Because one thing is for certain: constantly consuming shallow, clickbait relationship content won’t make Gen Z any wiser or better at avoiding heartbreak. We’ll just be lonely and paranoid. Sure some of this advice might be valuable, but try connecting with someone and having that spark when your head is spinning with never trust women! never trust a man! and all these different checklists drilled into you about their height, clothes, hair, body count, income, tattoos, exes, even how they stand.
For young girls and boys: I don’t have much relationship advice. But I’m pretty sure a good starting point is to see someone as a person. Of course it’s important to be cautious and have high standards, but I think you close yourself off from real love and empathy if you get in the habit of categorizing everyone as high value and low value like they are products on a market. Or see them as part of an evil cabal of all men, or delusional modern women. Most important is how they treat you. How they treat others. And here’s the truth: no amount of red flag TikToks or warnings against Western women! will protect you from hurt. Love is scary; people are flawed. And actually, the more I see people double down on this, putting on a total feminist girlboss I hate men persona or an alpha male we don’t need women act, the more I’m starting to suspect it’s a front to avoid getting hurt: a convenient, monetizable way to avoid pain, rejection, complexity, and taking the terrifying step of trusting someone. Don’t listen to them.
Because we do need each other. Yes, it’s hard to find something real and meaningful in the modern world, but there are good men and women out there, trying their best, worth getting to know and trust.
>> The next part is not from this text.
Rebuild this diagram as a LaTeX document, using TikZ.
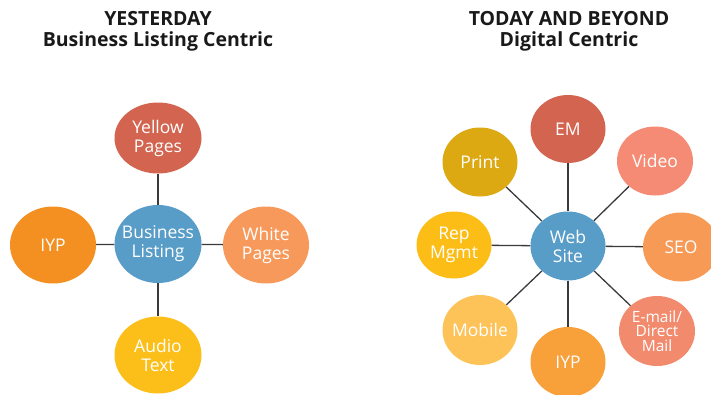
\documentclass[tikz,border=0pt]{standalone}
\usepackage{fontspec}
\setmainfont{Open Sans}
\usetikzlibrary{shapes.geometric}
\definecolor{cred}{HTML}{D26450}
\definecolor{cblue}{HTML}{589CC8}
\definecolor{corange}{HTML}{F39021}
\definecolor{cwhitep}{HTML}{F7995A}
\definecolor{caudio}{HTML}{FCBF1A}
\definecolor{cprint}{HTML}{DCA912}
\definecolor{cvideo}{HTML}{F58B74}
\definecolor{crep}{HTML}{FBBD16}
\definecolor{cseo}{HTML}{F69A55}
\definecolor{cmobile}{HTML}{FDC258}
\definecolor{ciyp}{HTML}{F8A03A}
\definecolor{cmail}{HTML}{F28A6E}
\definecolor{cline}{HTML}{3A3A3A}
\tikzset{
  bubble/.style={ellipse, inner xsep=-18pt, inner ysep=-6pt, text=white, align=center,
    font=\fontsize{17.5}{19}\selectfont},
  title/.style={align=center, text=black!90, font=\bfseries\fontsize{19.5}{21}\selectfont},
  link/.style={draw=cline, line width=1.3pt}
}
\begin{document}
\begin{tikzpicture}[x=1pt,y=-1pt]
\useasboundingbox (0,0) rectangle (711,394);
\clip (0,0) rectangle (711,394);
% titles
\node[title] (t1) at (158,31) {YESTERDAY\\Business Listing Centric};
\node[title] (t2) at (569,31) {TODAY AND BEYOND\\Digital Centric};
% left diagram
\node[bubble, fill=cblue, minimum width=87pt, minimum height=78pt] (bl) at (158,244) {Business\\Listing};
\node[bubble, fill=cred, minimum width=87pt, minimum height=71pt] (yp) at (158,138) {Yellow\\Pages};
\node[bubble, fill=corange, minimum width=86pt, minimum height=77pt] (iyp1) at (53,245) {IYP};
\node[bubble, fill=cwhitep, minimum width=86pt, minimum height=77pt] (wp) at (266,245) {White\\Pages};
\node[bubble, fill=caudio, minimum width=87pt, minimum height=77pt] (at) at (158,355) {Audio\\Text};
\draw[link] (bl) -- (yp);
\draw[link] (bl) -- (iyp1);
\draw[link] (bl) -- (wp);
\draw[link] (bl) -- (at);
% right diagram
\node[bubble, fill=cblue, minimum width=75pt, minimum height=69pt] (ws) at (568,246) {Web\\Site};
\node[bubble, fill=cred, minimum width=75pt, minimum height=68pt] (em) at (568,129) {EM};
\node[bubble, fill=cvideo, minimum width=76pt, minimum height=69pt] (vid) at (655,161) {Video};
\node[bubble, fill=cprint, minimum width=75pt, minimum height=69pt] (pr) at (480,162) {Print};
\node[bubble, fill=crep, minimum width=75pt, minimum height=67pt] (rep) at (454,245) {Rep\\Mgmt};
\node[bubble, fill=cseo, minimum width=76pt, minimum height=69pt] (seo) at (681,247) {SEO};
\node[bubble, fill=cmobile, minimum width=75pt, minimum height=70pt] (mob) at (480,330) {Mobile};
\node[bubble, fill=ciyp, minimum width=75pt, minimum height=70pt] (iyp2) at (568,362) {IYP};
\node[bubble, fill=cmail, minimum width=76pt, minimum height=70pt, font=\fontsize{15.5}{14.5}\selectfont] (em2) at (657,331) {E-mail/\\Direct\\Mail};
\foreach \n in {em,vid,pr,rep,seo,mob,iyp2,em2} \draw[link] (ws) -- (\n);
\end{tikzpicture}
\end{document}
And I’m sick of being told otherwise. If we really want to understand one another, we will not find it this way. Not through constant stereotyping and strategizing. Not on platforms that profit from pulling us apart. Or from Internet personalities chasing cheap clicks. The truth, terrifying as it might seem, is we will only find it in each other.
Freya India is a writer based in London, England. She writes the newsletter GIRLS, on girlhood in the modern world.
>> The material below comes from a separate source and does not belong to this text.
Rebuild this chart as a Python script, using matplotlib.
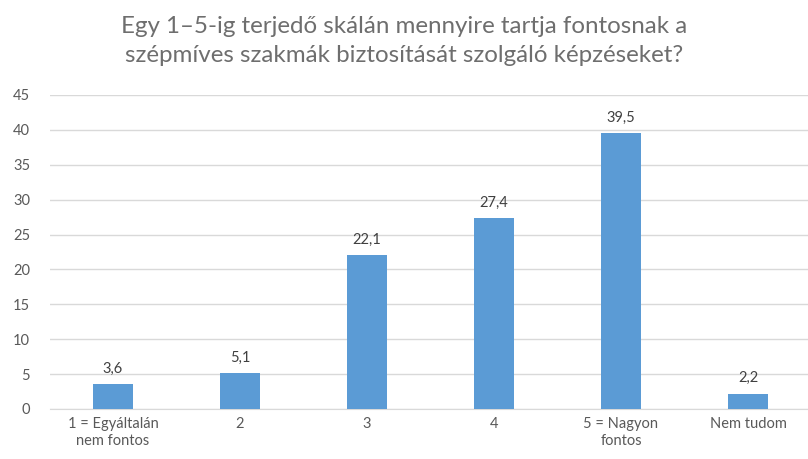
import matplotlib.pyplot as plt
import numpy as np

categories = ['1 = Egyáltalán\nnem fontos', '2', '3', '4', '5 = Nagyon\nfontos', 'Nem tudom']
values = [3.6, 5.1, 22.1, 27.4, 39.5, 2.2]
yticks = [0, 5, 10, 15, 20, 25, 30, 35, 40, 45]
title = 'Egy 1–5-ig terjedő skálán mennyire tartja fontosnak a\nszépmíves szakmák biztosítását szolgáló képzéseket?'

plt.rcParams['font.family'] = ['Lato', 'DejaVu Sans']

fig = plt.figure(figsize=(8.08, 4.59), dpi=100)
ax = fig.add_axes([49.5 / 808, 50 / 459, 762 / 808, 314 / 459])

x = np.arange(len(categories))
ax.bar(x, values, width=0.315, color='#5B9BD5', zorder=3)

for xi, v in zip(x, values):
    ax.annotate(f'{v:.1f}'.replace('.', ','), (xi, v), xytext=(0, 6),
                textcoords='offset points', ha='center', va='bottom',
                fontsize=10.5, color='#404040')

ax.set_xlim(-0.5, len(categories) - 0.5)
ax.set_ylim(0, 45)
ax.set_yticks(yticks)
ax.set_xticks(x)
ax.set_xticklabels(categories)
ax.yaxis.grid(True, color='#D9D9D9', linewidth=1, zorder=0)
for s in ['top', 'right', 'left']:
    ax.spines[s].set_visible(False)
ax.spines['bottom'].set_color('#D9D9D9')
ax.tick_params(axis='both', length=0, labelsize=10.5, labelcolor='#595959')
ax.tick_params(axis='y', pad=14)
ax.tick_params(axis='x', pad=6)

fig.text(0.5, 1 - 41 / 459, title, ha='center', va='center', fontsize=17.4,
         color='#6E6E6E', linespacing=1.42)

fig.savefig('out.png', dpi=100)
I'm definitely not a zoomer (50 next year), so don't have that perspective, except watching my teenage daughters navigate the new world. The past few decades did have a, "men are bad/masculinity is bad" theme that was tiresome, and effective at building anger among us men. I tend to think that this message pushed men towards porn and away from women (although it didn't take much pushing). My daughters (16 and 17) only got phones this year, and are still quite limited in the online sphere (no dating apps), but don't seem to have a problem meeting and socializing with boys. Maybe the more online a person is, the worse the dating arena is?
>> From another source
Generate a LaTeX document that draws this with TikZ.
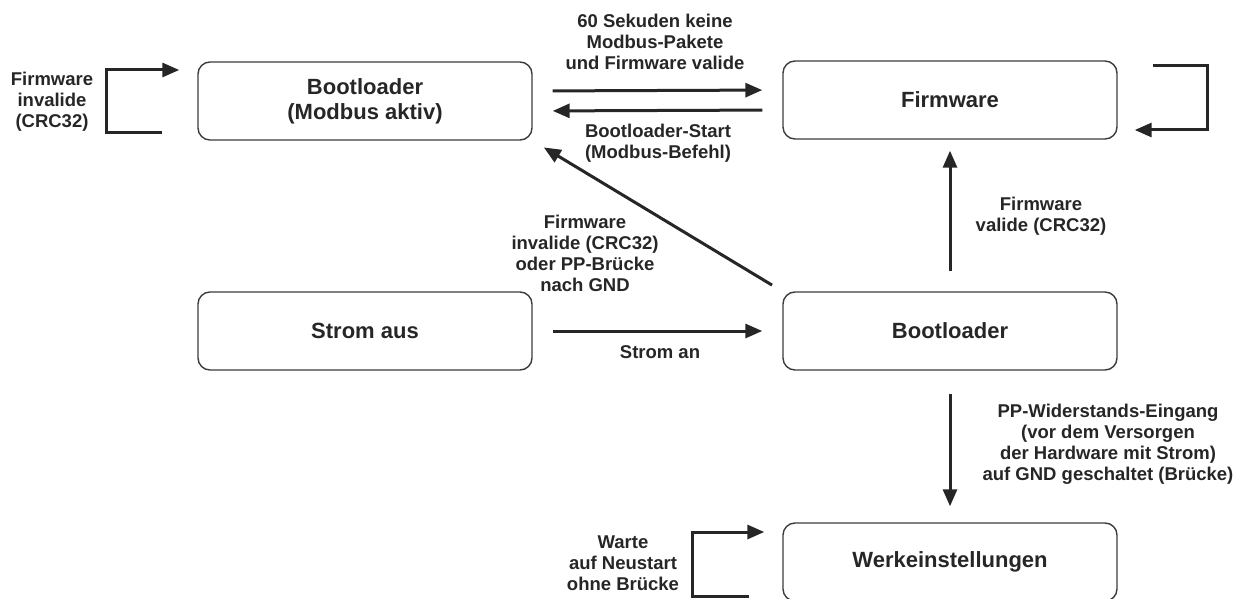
\documentclass[tikz,border=0pt]{standalone}
\usepackage{fontspec}
\setmainfont{Liberation Sans}
\usepackage{xcolor}
\usepackage{tikz}
\usetikzlibrary{arrows.meta,positioning,calc}

\definecolor{ink}{HTML}{262626}

\begin{document}
\begin{tikzpicture}[x=1pt,y=-1pt,
    state/.style={draw=ink!90,line width=1.4pt,rounded corners=12pt,
      minimum width=334pt,minimum height=78pt,align=center,text=ink,
      font=\fontsize{22}{25}\selectfont\bfseries},
    lbl/.style={align=center,text=ink,font=\fontsize{18.5}{21}\selectfont\bfseries},
    arr/.style={-{Triangle[length=17pt,width=14pt]},line width=3pt,draw=ink}]
  \useasboundingbox (0,0) rectangle (1248,599);
  % states
  \node[state] (bootmb) at (365,101) {Bootloader\\(Modbus aktiv)};
  \node[state] (fw) at (950,100) {Firmware};
  \node[state] (stromaus) at (365,331) {Strom aus};
  \node[state] (boot) at (950,331) {Bootloader};
  \node[state] (werk) at (950,562) {Werkeinstellungen};
  % transitions
  \draw[arr,shorten <=20pt,shorten >=20pt] ([yshift=10pt]bootmb.east) -- ([yshift=10pt]fw.west);
  \draw[arr,shorten <=20pt,shorten >=20pt] ([yshift=-10pt]fw.west) -- ([yshift=-10pt]bootmb.east);
  \draw[arr,shorten <=20pt,shorten >=20pt] (stromaus.east) -- (boot.west);
  \draw[arr,shorten <=12pt,shorten >=13pt] (boot.north west) -- (bootmb.south east);
  \draw[arr,shorten <=20pt,shorten >=11pt] (boot.north) -- (fw.south);
  \draw[arr,shorten <=23pt,shorten >=16pt] (boot.south) -- (werk.north);
  % self loops
  \draw[arr] ($(bootmb.west)+(-35,32)$) -| ($(bootmb.west)+(-91,-31)$) -- ($(bootmb.west)+(-18,-31)$);
  \draw[arr] ($(fw.east)+(35,-34)$) -| ($(fw.east)+(90,30)$) -- ($(fw.east)+(17,30)$);
  \draw[arr] ($(werk.west)+(-33,34)$) -| ($(werk.west)+(-90,-30)$) -- ($(werk.west)+(-18,-30)$);
  % labels
  \node[lbl] (lfwinv) at (52,102) {Firmware\\invalide\\(CRC32)};
  \node[lbl] (lmbtimeout) at (655,42) {60 Sekuden keine\\Modbus-Pakete\\und Firmware valide};
  \node[lbl] (lmbstart) at (658,143) {Bootloader-Start\\(Modbus-Befehl)};
  \node[lbl] (lpp) at (585,253) {Firmware\\invalide (CRC32)\\oder PP-Brücke\\nach GND};
  \node[lbl] (lfwval) at (1041,216) {Firmware\\valide (CRC32)};
  \node[lbl] (lstrom) at (660,352) {Strom an};
  \node[lbl] (lwerk) at (1108,444) {PP-Widerstands-Eingang\\(vor dem Versorgen\\der Hardware mit Strom)\\auf GND geschaltet (Brücke)};
  \node[lbl] (lwarte) at (623,563) {Warte\\auf Neustart\\ohne Brücke};
\end{tikzpicture}
\end{document}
As a feminist activist from the 60s, I feel this is a giant problem. I don't think it's relegated to Gen Z. I see it in my generation, the ninth decade. Not sure how this developed, but can't be put in one or the other side. No white hats. I was struck by Freya's thinking that the divisiveness we are experiencing in general has pulled relationships between the sexes into it. Like general distrust based in our politics is a black hole pulling everything into it.